§ **RECORDS PROVIDED**
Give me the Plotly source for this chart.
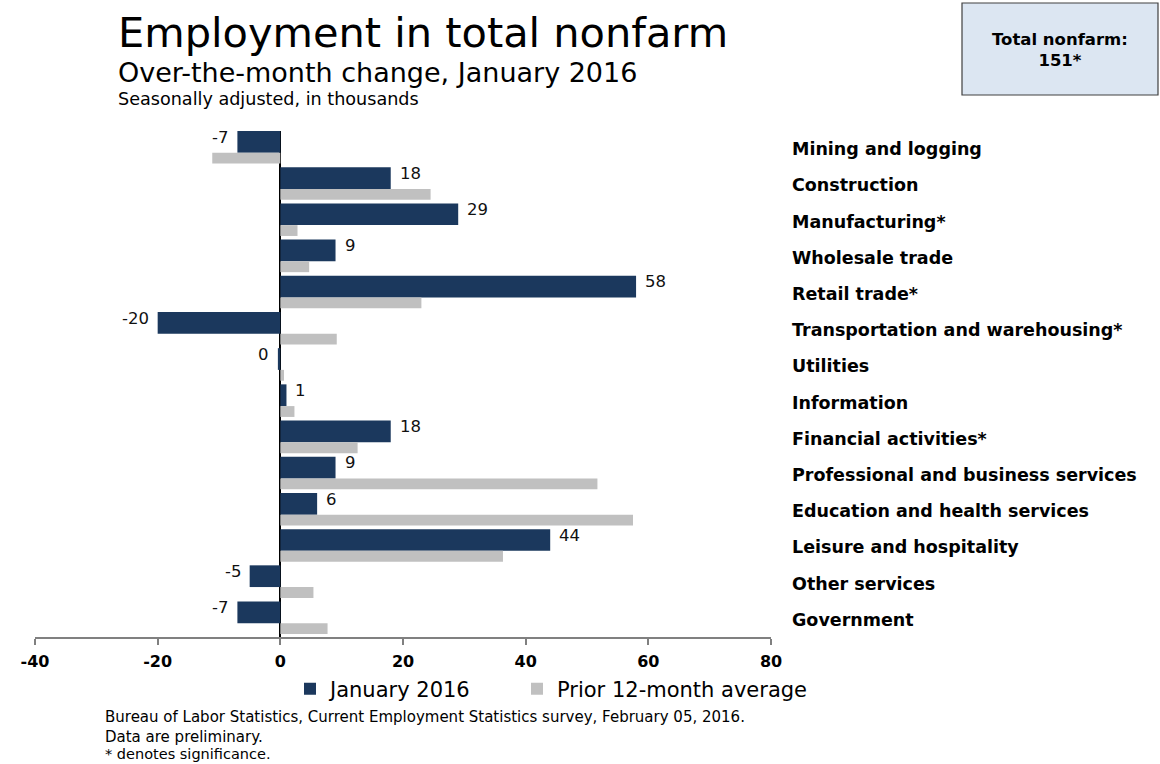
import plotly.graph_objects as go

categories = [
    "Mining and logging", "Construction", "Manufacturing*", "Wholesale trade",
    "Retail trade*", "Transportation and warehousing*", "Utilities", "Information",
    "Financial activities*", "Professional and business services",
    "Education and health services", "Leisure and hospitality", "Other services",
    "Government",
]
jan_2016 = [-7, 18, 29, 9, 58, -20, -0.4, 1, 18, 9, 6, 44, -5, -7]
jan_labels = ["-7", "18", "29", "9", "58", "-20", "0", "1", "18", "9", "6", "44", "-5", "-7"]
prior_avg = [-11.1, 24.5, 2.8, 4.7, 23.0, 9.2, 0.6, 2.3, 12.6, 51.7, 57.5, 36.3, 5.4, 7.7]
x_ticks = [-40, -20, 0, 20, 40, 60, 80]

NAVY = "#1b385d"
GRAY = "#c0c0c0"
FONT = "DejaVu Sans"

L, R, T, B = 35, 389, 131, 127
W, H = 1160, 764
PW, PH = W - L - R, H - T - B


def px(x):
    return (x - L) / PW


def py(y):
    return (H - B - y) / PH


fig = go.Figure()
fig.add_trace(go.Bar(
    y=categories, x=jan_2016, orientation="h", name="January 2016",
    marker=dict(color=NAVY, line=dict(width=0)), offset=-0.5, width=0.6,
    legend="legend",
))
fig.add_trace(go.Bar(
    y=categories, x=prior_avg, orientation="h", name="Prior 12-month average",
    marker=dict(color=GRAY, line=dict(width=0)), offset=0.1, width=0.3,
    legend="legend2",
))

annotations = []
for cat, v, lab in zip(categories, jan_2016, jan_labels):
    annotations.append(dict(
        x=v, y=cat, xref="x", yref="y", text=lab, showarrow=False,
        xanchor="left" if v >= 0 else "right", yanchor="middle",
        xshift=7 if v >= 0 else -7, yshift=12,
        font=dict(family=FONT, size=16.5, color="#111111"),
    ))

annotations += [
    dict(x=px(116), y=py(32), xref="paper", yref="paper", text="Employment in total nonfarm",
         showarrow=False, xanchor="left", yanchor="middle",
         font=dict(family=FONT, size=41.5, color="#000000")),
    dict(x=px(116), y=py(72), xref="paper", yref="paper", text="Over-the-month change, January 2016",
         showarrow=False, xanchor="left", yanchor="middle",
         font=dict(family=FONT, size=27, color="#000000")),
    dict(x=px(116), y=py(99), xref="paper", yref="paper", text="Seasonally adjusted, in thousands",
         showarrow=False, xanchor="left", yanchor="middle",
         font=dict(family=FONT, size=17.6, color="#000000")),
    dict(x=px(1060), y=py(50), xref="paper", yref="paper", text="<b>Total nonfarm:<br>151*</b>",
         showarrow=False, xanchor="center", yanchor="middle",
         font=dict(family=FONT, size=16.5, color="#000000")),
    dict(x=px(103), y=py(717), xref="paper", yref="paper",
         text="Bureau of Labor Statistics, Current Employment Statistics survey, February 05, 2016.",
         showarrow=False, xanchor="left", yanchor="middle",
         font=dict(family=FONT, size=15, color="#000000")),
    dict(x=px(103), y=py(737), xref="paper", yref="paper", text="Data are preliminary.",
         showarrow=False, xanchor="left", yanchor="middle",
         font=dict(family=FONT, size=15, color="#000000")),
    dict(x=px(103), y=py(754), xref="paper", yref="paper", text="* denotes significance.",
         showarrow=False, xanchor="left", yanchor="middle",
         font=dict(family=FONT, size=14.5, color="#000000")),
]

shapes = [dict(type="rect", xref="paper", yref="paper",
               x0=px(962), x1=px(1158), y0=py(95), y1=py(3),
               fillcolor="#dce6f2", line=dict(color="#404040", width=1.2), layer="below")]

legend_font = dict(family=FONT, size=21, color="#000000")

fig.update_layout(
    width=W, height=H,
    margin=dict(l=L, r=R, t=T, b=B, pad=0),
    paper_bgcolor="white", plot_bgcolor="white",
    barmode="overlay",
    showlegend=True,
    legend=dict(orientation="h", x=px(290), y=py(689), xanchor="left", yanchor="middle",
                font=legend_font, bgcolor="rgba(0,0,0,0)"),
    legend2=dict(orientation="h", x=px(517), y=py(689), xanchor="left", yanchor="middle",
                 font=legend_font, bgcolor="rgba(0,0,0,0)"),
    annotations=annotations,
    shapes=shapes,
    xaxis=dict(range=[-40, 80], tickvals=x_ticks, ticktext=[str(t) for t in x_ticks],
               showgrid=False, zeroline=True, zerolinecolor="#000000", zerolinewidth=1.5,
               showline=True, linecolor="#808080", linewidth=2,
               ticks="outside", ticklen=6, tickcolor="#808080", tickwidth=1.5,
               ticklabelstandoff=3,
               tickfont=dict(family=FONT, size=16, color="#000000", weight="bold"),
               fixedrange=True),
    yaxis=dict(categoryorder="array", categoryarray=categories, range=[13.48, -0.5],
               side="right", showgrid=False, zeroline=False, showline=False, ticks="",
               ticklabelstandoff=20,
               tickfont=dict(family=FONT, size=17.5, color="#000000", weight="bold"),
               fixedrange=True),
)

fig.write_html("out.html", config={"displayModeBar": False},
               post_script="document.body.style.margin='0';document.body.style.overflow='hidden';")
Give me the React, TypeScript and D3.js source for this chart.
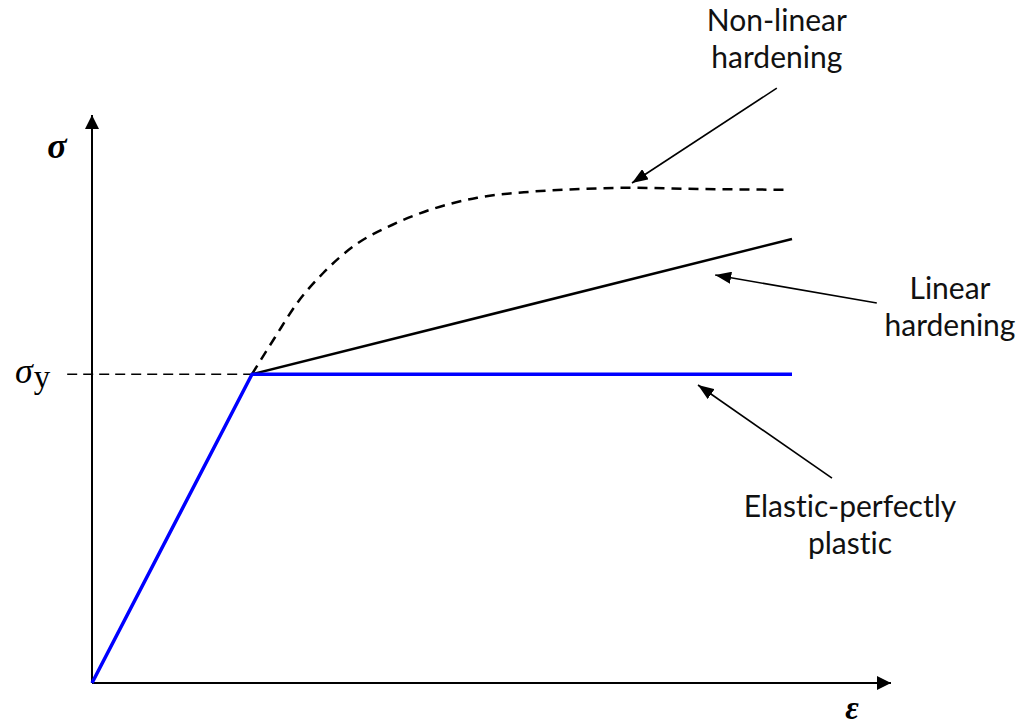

§ **BRIEF**
Each entry above should be reproduced exactly, with the pictures removed.

§ **RESPONSE BELOW**
Give me the Plotly source for this chart.
import plotly.graph_objects as go

categories = [
    "Mining and logging", "Construction", "Manufacturing*", "Wholesale trade",
    "Retail trade*", "Transportation and warehousing*", "Utilities", "Information",
    "Financial activities*", "Professional and business services",
    "Education and health services", "Leisure and hospitality", "Other services",
    "Government",
]
jan_2016 = [-7, 18, 29, 9, 58, -20, -0.4, 1, 18, 9, 6, 44, -5, -7]
jan_labels = ["-7", "18", "29", "9", "58", "-20", "0", "1", "18", "9", "6", "44", "-5", "-7"]
prior_avg = [-11.1, 24.5, 2.8, 4.7, 23.0, 9.2, 0.6, 2.3, 12.6, 51.7, 57.5, 36.3, 5.4, 7.7]
x_ticks = [-40, -20, 0, 20, 40, 60, 80]

NAVY = "#1b385d"
GRAY = "#c0c0c0"
FONT = "DejaVu Sans"

L, R, T, B = 35, 389, 131, 127
W, H = 1160, 764
PW, PH = W - L - R, H - T - B


def px(x):
    return (x - L) / PW


def py(y):
    return (H - B - y) / PH


fig = go.Figure()
fig.add_trace(go.Bar(
    y=categories, x=jan_2016, orientation="h", name="January 2016",
    marker=dict(color=NAVY, line=dict(width=0)), offset=-0.5, width=0.6,
    legend="legend",
))
fig.add_trace(go.Bar(
    y=categories, x=prior_avg, orientation="h", name="Prior 12-month average",
    marker=dict(color=GRAY, line=dict(width=0)), offset=0.1, width=0.3,
    legend="legend2",
))

annotations = []
for cat, v, lab in zip(categories, jan_2016, jan_labels):
    annotations.append(dict(
        x=v, y=cat, xref="x", yref="y", text=lab, showarrow=False,
        xanchor="left" if v >= 0 else "right", yanchor="middle",
        xshift=7 if v >= 0 else -7, yshift=12,
        font=dict(family=FONT, size=16.5, color="#111111"),
    ))

annotations += [
    dict(x=px(116), y=py(32), xref="paper", yref="paper", text="Employment in total nonfarm",
         showarrow=False, xanchor="left", yanchor="middle",
         font=dict(family=FONT, size=41.5, color="#000000")),
    dict(x=px(116), y=py(72), xref="paper", yref="paper", text="Over-the-month change, January 2016",
         showarrow=False, xanchor="left", yanchor="middle",
         font=dict(family=FONT, size=27, color="#000000")),
    dict(x=px(116), y=py(99), xref="paper", yref="paper", text="Seasonally adjusted, in thousands",
         showarrow=False, xanchor="left", yanchor="middle",
         font=dict(family=FONT, size=17.6, color="#000000")),
    dict(x=px(1060), y=py(50), xref="paper", yref="paper", text="<b>Total nonfarm:<br>151*</b>",
         showarrow=False, xanchor="center", yanchor="middle",
         font=dict(family=FONT, size=16.5, color="#000000")),
    dict(x=px(103), y=py(717), xref="paper", yref="paper",
         text="Bureau of Labor Statistics, Current Employment Statistics survey, February 05, 2016.",
         showarrow=False, xanchor="left", yanchor="middle",
         font=dict(family=FONT, size=15, color="#000000")),
    dict(x=px(103), y=py(737), xref="paper", yref="paper", text="Data are preliminary.",
         showarrow=False, xanchor="left", yanchor="middle",
         font=dict(family=FONT, size=15, color="#000000")),
    dict(x=px(103), y=py(754), xref="paper", yref="paper", text="* denotes significance.",
         showarrow=False, xanchor="left", yanchor="middle",
         font=dict(family=FONT, size=14.5, color="#000000")),
]

shapes = [dict(type="rect", xref="paper", yref="paper",
               x0=px(962), x1=px(1158), y0=py(95), y1=py(3),
               fillcolor="#dce6f2", line=dict(color="#404040", width=1.2), layer="below")]

legend_font = dict(family=FONT, size=21, color="#000000")

fig.update_layout(
    width=W, height=H,
    margin=dict(l=L, r=R, t=T, b=B, pad=0),
    paper_bgcolor="white", plot_bgcolor="white",
    barmode="overlay",
    showlegend=True,
    legend=dict(orientation="h", x=px(290), y=py(689), xanchor="left", yanchor="middle",
                font=legend_font, bgcolor="rgba(0,0,0,0)"),
    legend2=dict(orientation="h", x=px(517), y=py(689), xanchor="left", yanchor="middle",
                 font=legend_font, bgcolor="rgba(0,0,0,0)"),
    annotations=annotations,
    shapes=shapes,
    xaxis=dict(range=[-40, 80], tickvals=x_ticks, ticktext=[str(t) for t in x_ticks],
               showgrid=False, zeroline=True, zerolinecolor="#000000", zerolinewidth=1.5,
               showline=True, linecolor="#808080", linewidth=2,
               ticks="outside", ticklen=6, tickcolor="#808080", tickwidth=1.5,
               ticklabelstandoff=3,
               tickfont=dict(family=FONT, size=16, color="#000000", weight="bold"),
               fixedrange=True),
    yaxis=dict(categoryorder="array", categoryarray=categories, range=[13.48, -0.5],
               side="right", showgrid=False, zeroline=False, showline=False, ticks="",
               ticklabelstandoff=20,
               tickfont=dict(family=FONT, size=17.5, color="#000000", weight="bold"),
               fixedrange=True),
)

fig.write_html("out.html", config={"displayModeBar": False},
               post_script="document.body.style.margin='0';document.body.style.overflow='hidden';")
Give me the React, TypeScript and D3.js source for this chart.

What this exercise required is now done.